His last TV gig was a single day of filming for the TV soap opera Virginie. His role? An African father.
"I'm an actor," he declares. "I want to play characters, not just what I look like."
The state of representation on television was placed in sharp relief earlier this year when Quebec's Intercultural Relations Council released a report analyzing the programming schedules of francophone TV networks for the presence of "ethnocultural minorities."
For Radio-Canada, the CBC's French counterpart, the rate was 11.5 per cent. For the private TVA, it was 7 per cent. (The council wasn't able to analyze a programming schedule, so instead looked at star biographies on TVA's website.)
These numbers indicate a marked underrepresentation of "ethnocultural minorities," which in Quebec make up 30 per cent of the population. Notably, "ethnocultural minorities" comprise all non-francophone Quebecers, including whites of other groups. As such, the rate for visible minorities would be significantly less.
In general, says the council's president Patricia Rimok, "Visible minorities are less represented, less well treated and less included."
The same report analyzed newspaper coverage of immigrants. Out of 600 articles in 2008, 48 per cent were deemed negative, 29 per cent positive and 23 per cent neutral.
"Nine times out of 10, you'll talk more of a street gang fight involving immigrants than their contributions," Rimok says.
Radio-Canada spokesperson Marc Pichette said the public broadcaster is committed to diversity and last spring held auditions for 250 people from ethnic communities with the goal of creating an inventory of actors who could eventually be part of its programming.
TVA did not respond to the Star's repeated requests for comment.
The report also highlighted provincial public broadcaster Télé-Québec, which appears to be an exception with an ethnocultural presence in prime time of 26 per cent.
The report further highlighted some English- vs. French-language media differences. It noted that among ads on French TV, those with the highest representation of ethnocultural minorities were ads translated from English to French.
As well, the council surveyed 38 cultural, ethnic and religious groups on their media perceptions and found anglophone TV and newspapers are better perceived than the francophone equivalents.
There are success stories. One might consider such performers as Gregory Charles, Normand Braithwaite and humorist Rachid Badouri, who'll soon have his own show in TVA. Actor Pascal Darilus has a role on the popular TVA soap Yamaska ... as a man who was adopted as a child in Haiti.

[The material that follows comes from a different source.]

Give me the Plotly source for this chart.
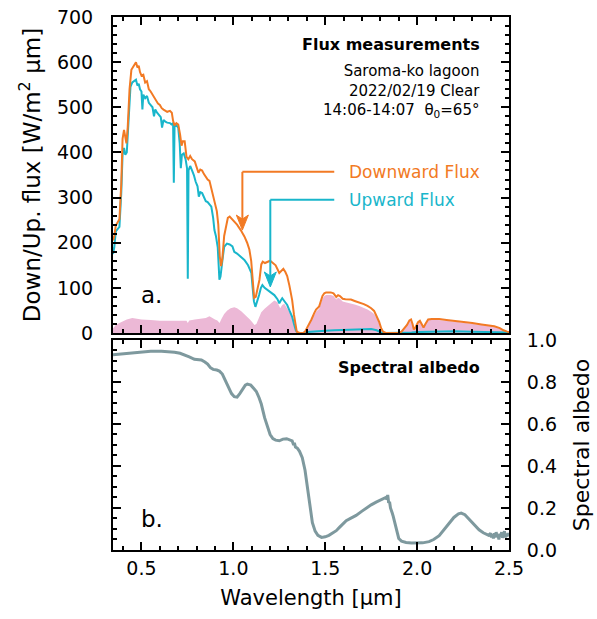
import plotly.graph_objects as go

# ---------------- data ----------------
wl_down = [0.345, 0.352, 0.36, 0.37, 0.38, 0.39, 0.397, 0.405, 0.41, 0.418, 0.425, 0.435, 0.445, 0.455, 0.462,
           0.47, 0.478, 0.485, 0.492, 0.5, 0.51, 0.52, 0.53, 0.54, 0.55, 0.56, 0.57, 0.58, 0.59, 0.6, 0.61, 0.62,
           0.63, 0.64, 0.655, 0.665, 0.672, 0.68, 0.69, 0.7, 0.71, 0.718, 0.725, 0.735, 0.745, 0.755, 0.765, 0.775,
           0.79, 0.8, 0.81, 0.82, 0.83, 0.84, 0.85, 0.86, 0.87, 0.88, 0.89, 0.9, 0.91, 0.918, 0.926, 0.933, 0.94,
           0.95, 0.96, 0.97, 0.98, 0.99, 1.0, 1.02, 1.04, 1.06, 1.075, 1.087, 1.097, 1.105, 1.113, 1.122, 1.132,
           1.142, 1.152, 1.16, 1.172, 1.185, 1.2, 1.215, 1.23, 1.25, 1.262, 1.272, 1.283, 1.293, 1.305, 1.32, 1.33,
           1.337, 1.345, 1.36, 1.38, 1.39, 1.40, 1.413, 1.425, 1.44, 1.45, 1.467, 1.475, 1.485, 1.495, 1.505, 1.53,
           1.545, 1.56, 1.57, 1.58, 1.595, 1.61, 1.64, 1.66, 1.685, 1.71, 1.73, 1.75, 1.766, 1.78, 1.793, 1.805,
           1.815, 1.83, 1.9, 1.915, 1.93, 1.945, 1.958, 1.967, 1.975, 1.982, 1.99, 2.005, 2.015, 2.025, 2.035,
           2.045, 2.06, 2.08, 2.12, 2.16, 2.21, 2.26, 2.3, 2.35, 2.39, 2.42, 2.45, 2.47, 2.49, 2.5]
flux_down = [205, 215, 238, 245, 252, 330, 430, 450, 440, 420, 455, 540, 583, 590, 597,
             600, 588, 592, 578, 570, 572, 555, 558, 540, 535, 528, 520, 515, 508, 505, 498, 495,
             492, 490, 492, 488, 470, 460, 465, 462, 440, 415, 425, 425, 390, 385, 392, 385,
             380, 368, 355, 362, 360, 352, 345, 340, 337, 320, 305, 288, 270, 240, 170, 148, 165,
             215, 240, 255, 258, 254, 250, 240, 228, 214, 200, 185, 160, 120, 78, 80, 100,
             118, 152, 158, 155, 157, 160, 155, 150, 133, 138, 142, 135, 126, 105, 73, 40,
             18, 3, 0, 0, 3, 10, 20, 30, 44, 52, 59, 70, 82, 88, 90, 90,
             88, 80, 84, 82, 76, 75, 74, 71, 68, 64, 60, 55, 49, 38, 25, 10,
             3, 0, 0, 3, 10, 18, 28, 30, 20, 8, 12, 24, 27, 20, 12,
             20, 30, 31, 31, 29, 27, 24, 22, 19, 17, 15, 11, 6, 3, 2]

wl_up = [0.345, 0.352, 0.36, 0.37, 0.38, 0.39, 0.397, 0.405, 0.412, 0.42, 0.43, 0.44, 0.45, 0.46, 0.47, 0.478,
         0.485, 0.492, 0.5, 0.505, 0.51, 0.52, 0.53, 0.54, 0.55, 0.56, 0.568, 0.575, 0.585, 0.595, 0.605, 0.612,
         0.62, 0.63, 0.64, 0.655, 0.663, 0.672, 0.676, 0.68, 0.69, 0.7, 0.708, 0.714, 0.72, 0.73, 0.74, 0.748,
         0.752, 0.756, 0.765, 0.775, 0.785, 0.795, 0.805, 0.812, 0.82, 0.83, 0.84, 0.85, 0.86, 0.87, 0.88, 0.89,
         0.897, 0.905, 0.915, 0.924, 0.93, 0.94, 0.95, 0.965, 0.98, 0.995, 1.005, 1.02, 1.04, 1.06, 1.08, 1.098,
         1.105, 1.112, 1.12, 1.13, 1.14, 1.15, 1.158, 1.17, 1.185, 1.2, 1.223, 1.24, 1.25, 1.258, 1.266, 1.275,
         1.285, 1.293, 1.305, 1.32, 1.33, 1.34, 1.35, 1.38, 1.4, 1.45, 1.5, 1.55, 1.6, 1.65, 1.7, 1.75, 1.78,
         1.8, 1.82, 1.93, 1.97, 2.0, 2.1, 2.2, 2.3, 2.4, 2.5]
flux_up = [175, 190, 225, 230, 235, 310, 395, 410, 395, 400, 480, 545, 555, 558, 561, 548,
           552, 540, 535, 495, 528, 520, 525, 510, 505, 500, 480, 495, 488, 483, 478, 455,
           472, 468, 466, 465, 462, 465, 333, 458, 460, 455, 420, 365, 395, 398, 385, 365,
           120, 360, 370, 360, 350, 335, 325, 302, 312, 310, 300, 292, 290, 285, 280, 255,
           228, 215, 190, 118, 125, 160, 191, 198, 196, 192, 180, 176, 168, 162, 150, 133,
           100, 70, 58, 70, 84, 100, 106, 100, 95, 90, 84, 75, 66, 72, 77, 72,
           66, 62, 50, 36, 20, 6, 0, 0, 2, 4, 5, 6, 7, 8, 9, 9, 6,
           2, 0, 0, 1, 2, 3, 4, 3, 2, 1]

wl_abs = [0.345, 0.36, 0.38, 0.4, 0.42, 0.45, 0.48, 0.5, 0.55, 0.6, 0.65, 0.7, 0.745, 0.752, 0.76, 0.79, 0.82,
          0.85, 0.87, 0.885, 0.9, 0.913, 0.925, 0.935, 0.95, 0.967, 0.985, 1.005, 1.02, 1.043, 1.06, 1.076, 1.09,
          1.103, 1.115, 1.125, 1.14, 1.152, 1.17, 1.185, 1.205, 1.223, 1.24, 1.255, 1.266, 1.277, 1.29, 1.30,
          1.315, 1.33, 1.34, 1.345, 1.39, 1.4, 1.413, 1.425, 1.44, 1.45, 1.467, 1.475, 1.485, 1.495, 1.505, 1.53,
          1.545, 1.56, 1.57, 1.58, 1.595, 1.61, 1.64, 1.66, 1.685, 1.71, 1.73, 1.75, 1.766, 1.78, 1.793, 1.805,
          1.815, 1.83, 1.9, 1.915, 1.93, 1.945, 1.958, 1.967, 1.975, 1.982, 1.99, 2.005, 2.015, 2.025, 2.035,
          2.045, 2.06, 2.08, 2.12, 2.16, 2.21, 2.26, 2.3, 2.35, 2.39, 2.42, 2.45, 2.47, 2.49, 2.5]
flux_abs = [10, 18, 22, 26, 30, 33, 31, 30, 29, 27, 27, 27, 27, 22, 28, 30, 31,
            33, 37, 33, 30, 28, 22, 31, 42, 50, 55, 57, 55, 48, 42, 35, 30,
            24, 18, 20, 33, 46, 54, 60, 66, 72, 68, 55, 62, 65, 56, 50,
            40, 26, 8, 0, 0, 8, 18, 27, 39, 47, 54, 65, 76, 82, 84, 84,
            82, 74, 78, 76, 70, 68, 66, 63, 60, 56, 52, 47, 42, 33, 22, 9,
            2, 0, 0, 3, 9, 17, 27, 29, 19, 8, 11, 23, 26, 19, 11,
            19, 29, 30, 29, 27, 25, 22, 21, 18, 16, 14, 10, 5, 2, 1]

wl_alb = [0.345, 0.4, 0.478, 0.55, 0.609, 0.65, 0.68, 0.71, 0.734, 0.76, 0.788, 0.81, 0.826, 0.845, 0.86, 0.875,
          0.89, 0.91, 0.924, 0.94, 0.955, 0.975, 0.99, 1.005, 1.02, 1.035, 1.05, 1.065, 1.076, 1.095, 1.11, 1.125,
          1.14, 1.152, 1.17, 1.185, 1.2, 1.215, 1.23, 1.25, 1.27, 1.29, 1.31, 1.32, 1.328, 1.332, 1.338, 1.348,
          1.36, 1.375, 1.39, 1.4, 1.41, 1.42, 1.43, 1.445, 1.46, 1.48, 1.5, 1.52, 1.54, 1.56, 1.58, 1.6, 1.614,
          1.64, 1.668, 1.7, 1.723, 1.75, 1.777, 1.8, 1.82, 1.83, 1.835, 1.84, 1.845, 1.85, 1.855, 1.86, 1.865,
          1.87, 1.875, 1.88, 1.885, 1.89, 1.9, 1.915, 1.94, 1.97, 2.0, 2.03, 2.065, 2.09, 2.12, 2.15, 2.174, 2.2,
          2.225, 2.24, 2.26, 2.283, 2.31, 2.337, 2.36, 2.38, 2.39, 2.40, 2.405, 2.41, 2.415, 2.42, 2.425, 2.43,
          2.435, 2.44, 2.445, 2.45, 2.455, 2.46, 2.465, 2.47, 2.475, 2.48, 2.485, 2.49, 2.495, 2.5]
albedo = [0.93, 0.935, 0.943, 0.946, 0.946, 0.944, 0.942, 0.937, 0.93, 0.92, 0.908, 0.906, 0.905, 0.895, 0.885,
          0.868, 0.86, 0.857, 0.852, 0.838, 0.81, 0.77, 0.745, 0.73, 0.728, 0.745, 0.765, 0.785, 0.79, 0.785, 0.77,
          0.755, 0.725, 0.695, 0.63, 0.585, 0.55, 0.53, 0.523, 0.52, 0.528, 0.53, 0.525, 0.52, 0.5, 0.51, 0.49,
          0.485, 0.47, 0.44, 0.38, 0.32, 0.25, 0.18, 0.13, 0.09, 0.07, 0.06, 0.063, 0.07, 0.08, 0.092, 0.11, 0.13,
          0.14, 0.152, 0.165, 0.185, 0.2, 0.215, 0.228, 0.237, 0.245, 0.25, 0.242, 0.262, 0.225, 0.23, 0.2, 0.19,
          0.175, 0.16, 0.14, 0.13, 0.11, 0.085, 0.055, 0.042, 0.036, 0.033, 0.032, 0.034, 0.04, 0.05, 0.068, 0.1,
          0.13, 0.155, 0.172, 0.176, 0.168, 0.148, 0.12, 0.096, 0.082, 0.075, 0.07, 0.08, 0.06, 0.075, 0.055, 0.08,
          0.06, 0.085, 0.065, 0.072, 0.05, 0.078, 0.062, 0.085, 0.058, 0.07, 0.09, 0.06, 0.075, 0.065, 0.08, 0.07]

flux_ticks = [0, 100, 200, 300, 400, 500, 600, 700]
albedo_ticks = [0.0, 0.2, 0.4, 0.6, 0.8, 1.0]
wl_ticks = [0.5, 1.0, 1.5, 2.0, 2.5]

# ---------------- style ----------------
FONT = "DejaVu Sans"
ORANGE = "#f27a24"
CYAN = "#19b6cb"
PINK = "#ecb8d6"
GREY = "#7e999e"
XR = [0.345, 2.5]

fig = go.Figure()
fig.add_trace(go.Scatter(x=wl_abs, y=flux_abs, mode="lines", fill="tozeroy", fillcolor=PINK,
                         line=dict(width=0, color=PINK), xaxis="x2", yaxis="y2", showlegend=False))
fig.add_trace(go.Scatter(x=wl_up, y=flux_up, mode="lines", line=dict(color=CYAN, width=2),
                         xaxis="x2", yaxis="y2", showlegend=False))
fig.add_trace(go.Scatter(x=wl_down, y=flux_down, mode="lines", line=dict(color=ORANGE, width=2),
                         xaxis="x2", yaxis="y2", showlegend=False))
fig.add_trace(go.Scatter(x=wl_alb, y=albedo, mode="lines", line=dict(color=GREY, width=3),
                         xaxis="x", yaxis="y", showlegend=False))

axis_common = dict(showline=True, linecolor="black", linewidth=2, mirror="allticks", ticks="inside",
                   tickcolor="black", tickwidth=2, ticklen=8, showgrid=False, zeroline=False,
                   automargin=False, ticklabeloverflow="allow",
                   tickfont=dict(family=FONT, size=19, color="black"))
minor_common = dict(ticks="inside", ticklen=4, tickcolor="black", tickwidth=1.5)

fig.update_layout(
    width=597, height=619, paper_bgcolor="white", plot_bgcolor="white",
    margin=dict(l=113, r=88, t=17, b=69, autoexpand=False),
    font=dict(family=FONT, color="black"),
    xaxis=dict(domain=[0, 1], anchor="y", range=XR, tickvals=wl_ticks, tickformat=".1f",
               minor=dict(dtick=0.1, tick0=0.5, **minor_common),
               title=dict(text="Wavelength [μm]", font=dict(family=FONT, size=21), standoff=13),
               **axis_common),
    yaxis=dict(domain=[0, 0.394], anchor="x", range=[0, 1.0], side="right", tickvals=albedo_ticks,
               tickformat=".1f", ticklabelstandoff=12,
               minor=dict(dtick=0.05, tick0=0, **minor_common),
               title=dict(text="Spectral albedo", font=dict(family=FONT, size=22), standoff=18),
               **axis_common),
    xaxis2=dict(domain=[0, 1], anchor="y2", range=XR, tickvals=wl_ticks, showticklabels=False,
                minor=dict(dtick=0.1, tick0=0.5, **minor_common),
                **axis_common),
    yaxis2=dict(domain=[0.4071, 1], anchor="x2", range=[0, 700], tickvals=flux_ticks, ticklabelstandoff=14,
                minor=dict(dtick=20, tick0=0, **minor_common),
                title=dict(text="Down/Up. flux [W/m<sup>2</sup> μm]", font=dict(family=FONT, size=23),
                           standoff=10),
                **axis_common),
)

# arrows (L-shaped leader lines with pixel-sized arrowheads)
ARROW_PATH = "M 0,0 L -6,15 L 0,11 L 6,15 Z"
for xa, ytop, ytip, xend, col in [(1.049, 357, 228, 1.549, ORANGE), (1.201, 295, 102, 1.549, CYAN)]:
    fig.add_shape(type="line", xref="x2", yref="y2", x0=xa, x1=xend, y0=ytop, y1=ytop,
                  line=dict(color=col, width=2))
    fig.add_shape(type="line", xref="x2", yref="y2", x0=xa, x1=xa, y0=ytop, y1=ytip + 20,
                  line=dict(color=col, width=2))
    fig.add_shape(type="path", xref="x2", yref="y2", xsizemode="pixel", ysizemode="pixel",
                  xanchor=xa, yanchor=ytip, path=ARROW_PATH, fillcolor=col,
                  line=dict(color=col, width=1))

fig.add_annotation(xref="x2", yref="y2", x=1.62, y=357, text="Downward Flux", showarrow=False,
                   xanchor="left", yanchor="middle", font=dict(family=FONT, size=17, color=ORANGE))
fig.add_annotation(xref="x2", yref="y2", x=1.62, y=295, text="Upward Flux", showarrow=False,
                   xanchor="left", yanchor="middle", font=dict(family=FONT, size=17, color=CYAN))

fig.add_annotation(xref="paper", yref="paper", x=0.932, y=0.949, text="<b>Flux measurements</b>",
                   showarrow=False, xanchor="right", yanchor="middle", font=dict(family=FONT, size=16))
fig.add_annotation(xref="paper", yref="paper", x=0.932, y=0.92,
                   text="Saroma-ko lagoon<br>2022/02/19 Clear<br>14:06-14:07  θ<sub>0</sub>=65°",
                   showarrow=False, xanchor="right", yanchor="top", align="right",
                   font=dict(family=FONT, size=15))
fig.add_annotation(xref="paper", yref="paper", x=0.932, y=0.3415, text="<b>Spectral albedo</b>",
                   showarrow=False, xanchor="right", yanchor="middle", font=dict(family=FONT, size=16))
fig.add_annotation(xref="paper", yref="paper", x=0.098, y=0.478, text="a.",
                   showarrow=False, xanchor="center", yanchor="middle", font=dict(family=FONT, size=23))
fig.add_annotation(xref="paper", yref="paper", x=0.098, y=0.058, text="b.",
                   showarrow=False, xanchor="center", yanchor="middle", font=dict(family=FONT, size=23))

# remove the browser's default 8px page margin so the figure sits at the window's corner
fig.write_html("out.html", config={"displayModeBar": False},
               post_script="document.body.style.margin='0';")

As his character biography notes, he feels like a bit of an outsider because of his skin colour.
Some experts point to these examples as exceptions.
Researcher Danielle Belanger co-authored a study in the mid-1990s on TV representation, and did a follow-up 10 years later. She found not only had things not improved, but they probably had deteriorated.
The problem with wide representation gaps, she explains, is that it's a "reflection of people" and helps people to construct their identities, which in turn affects their integration into society.
"For children it's extremely important," she adds. If they don't see themselves on the screen, it's hard to see themselves in society.
There have been efforts to tackle the problem, including an annual conference organized by private broadcasters called Télédiversité.
But journalist Jean has attended and calls it "marginal."
Fo Niemi, executive director of the Centre for Research-Action on Race Relations, is more blunt. When it comes to cinema and TV, he insists, "When people say `Québécois,' it's clear who they mean."